Cabarrus and Union will switch to using a different agency, Partners Health Management, beginning Sept. 1, according to a joint press release issued by the counties and Partners on Friday.

Steve Morris, chair of the Cabarrus Board of Commissioners, said in the release that Partners will help advance what he called the county’s goal of "a safe, healthy community that provides appropriate mental health services.”

County leaders have complained about problems with Cardinal for more than a year. During a Mecklenburg County Commission meeting in February 2020, Assistant County Manager Anthony Trotman accused the company of denying or delaying care for 42 children in the county. Cardinal officials said they were not invited to the meeting.

Roughly nine months later, Mecklenburg commissioners unanimously voted to begin to sever ties with Cardinal, after many voiced concerns that Cardinal was still delaying care for residents, including children, and that the company had a limited network of health care providers.

Mecklenburg County is "still in conversations" with North Carolina's Department of Health and Human Services about its effort to break with Cardinal, a spokesperson for the state agency said in a statement, and the county has indicated it would like to create its own agency to replace Cardinal.

Leaders in Forsyth, Stanly and Orange counties have also voted to drop Cardinal. Stanly and Forsyth County leaders have said they would also switch to Partners Health Management if approved. Orange County would switch to Alliance Health.

“We’ve moved past the time to try to remedy this issue,” Stanly County Manager Andy Lucas told WFAE in November 2020. “It just seems like we’re told time and time again that they’re ‘working on it.’ At some point, it just becomes lip service versus action.”

Cardinal released a “county action plan” in November 2020 that it said would improve its services and address county concerns, including those raised by Mecklenburg and Forsyth County leaders in an Oct. 23 letter to the company and NCDHHS.
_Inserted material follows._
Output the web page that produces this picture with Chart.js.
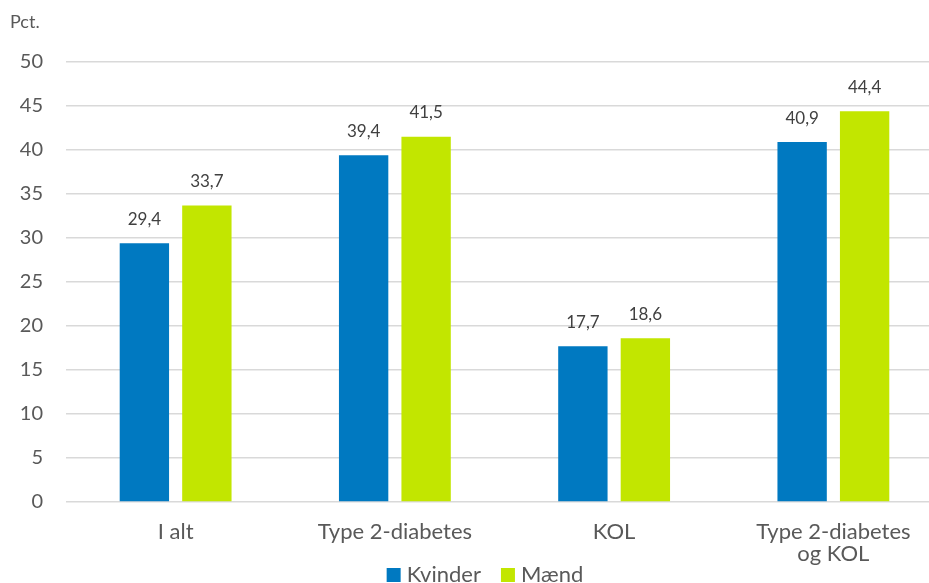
<!DOCTYPE html>
<html>
<head>
<meta charset="utf-8">
<script src="https://cdn.jsdelivr.net/npm/chart.js@4"></script>
<style>
  html, body { margin: 0; padding: 0; background: #fff; overflow: hidden; }
  #wrap { width: 945px; height: 583px; }
</style>
</head>
<body>
<div id="wrap"><canvas id="chart"></canvas></div>
<script>
const categories = ["I alt", "Type 2-diabetes", "KOL", ["Type 2-diabetes", "og KOL"]];
const kvinder = [29.4, 39.4, 17.7, 40.9];
const maend = [33.7, 41.5, 18.6, 44.4];
const yTicks = [0, 5, 10, 15, 20, 25, 30, 35, 40, 45, 50];

const FONT = "Lato, 'Open Sans', sans-serif";
const TEXT = "#595959";

// values above the bars, written with a decimal comma
const valueLabels = {
    id: "valueLabels",
    afterDatasetsDraw(chart) {
        const ctx = chart.ctx;
        ctx.save();
        ctx.font = "17px " + FONT;
        ctx.fillStyle = "#404040";
        ctx.textAlign = "center";
        ctx.textBaseline = "middle";
        chart.data.datasets.forEach((ds, i) => {
            chart.getDatasetMeta(i).data.forEach((bar, j) => {
                ctx.fillText(ds.data[j].toFixed(1).replace(".", ","), bar.x, bar.y - 24);
            });
        });
        ctx.restore();
    }
};

// unit text in the top-left corner
const unitLabel = {
    id: "unitLabel",
    afterDraw(chart) {
        const ctx = chart.ctx;
        ctx.save();
        ctx.font = "18px " + FONT;
        ctx.fillStyle = TEXT;
        ctx.textBaseline = "middle";
        ctx.fillText("Pct.", 10, 22);
        ctx.restore();
    }
};

// compact legend under the axis labels: small square, short gap, name
const bottomLegend = {
    id: "bottomLegend",
    afterDraw(chart) {
        const ctx = chart.ctx;
        const box = 14, gap = 6, spacing = 20, y = 575, centerX = 485;
        ctx.save();
        ctx.font = "22px " + FONT;
        ctx.textBaseline = "middle";
        const items = chart.data.datasets.map(ds => ({
            text: ds.label,
            color: ds.backgroundColor,
            w: box + gap + ctx.measureText(ds.label).width
        }));
        const total = items.reduce((s, it) => s + it.w, 0) + spacing * (items.length - 1);
        let x = centerX - total / 2;
        items.forEach(it => {
            ctx.fillStyle = it.color;
            ctx.fillRect(x, y - box / 2, box, box);
            ctx.fillStyle = TEXT;
            ctx.fillText(it.text, x + box + gap, y);
            x += it.w + spacing;
        });
        ctx.restore();
    }
};

new Chart(document.getElementById("chart"), {
    type: "bar",
    data: {
        labels: categories,
        datasets: [
            { label: "Kvinder", data: kvinder, backgroundColor: "#0079c1" },
            { label: "Mænd", data: maend, backgroundColor: "#c2e600" }
        ]
    },
    options: {
        responsive: true,
        maintainAspectRatio: false,
        animation: false,
        categoryPercentage: 0.57,
        barPercentage: 0.79,
        layout: { padding: { top: 62, right: 2, left: 0, bottom: 17 } },
        plugins: {
            legend: { display: false },
            tooltip: { enabled: false }
        },
        scales: {
            x: {
                grid: { display: false, drawTicks: false },
                border: { display: false },
                afterFit(scale) { scale.height = 64; },
                ticks: { font: { family: FONT, size: 22, lineHeight: 1.0 }, color: TEXT, padding: 19, maxRotation: 0 }
            },
            y: {
                min: 0,
                max: 50,
                afterBuildTicks(scale) { scale.ticks = yTicks.map(v => ({ value: v })); },
                afterFit(scale) { scale.width = 66; },
                grid: { color: "#d9d9d9", lineWidth: 1.5, drawTicks: false },
                border: { display: false },
                ticks: { font: { family: FONT, size: 20 }, color: TEXT, padding: 23 }
            }
        }
    },
    plugins: [valueLabels, unitLabel, bottomLegend]
});
</script>
</body>
</html>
In its improvement plan, which it said was effective immediately, Cardinal said it would issue treatment authorization decisions within 72 hours for foster children and individuals who visit the emergency department two or more times within two months. The company also said it would remove authorization requirements for a “broad category of outpatient and community-based services.”

Health and Human Services must approve counties’ decisions to disengage from local management entity-managed care organizations like Cardinal. Dr. Mandy Cohen, the state’s Health and Human Services secretary, has said her agency takes the concerns raised about Cardinal “very seriously.”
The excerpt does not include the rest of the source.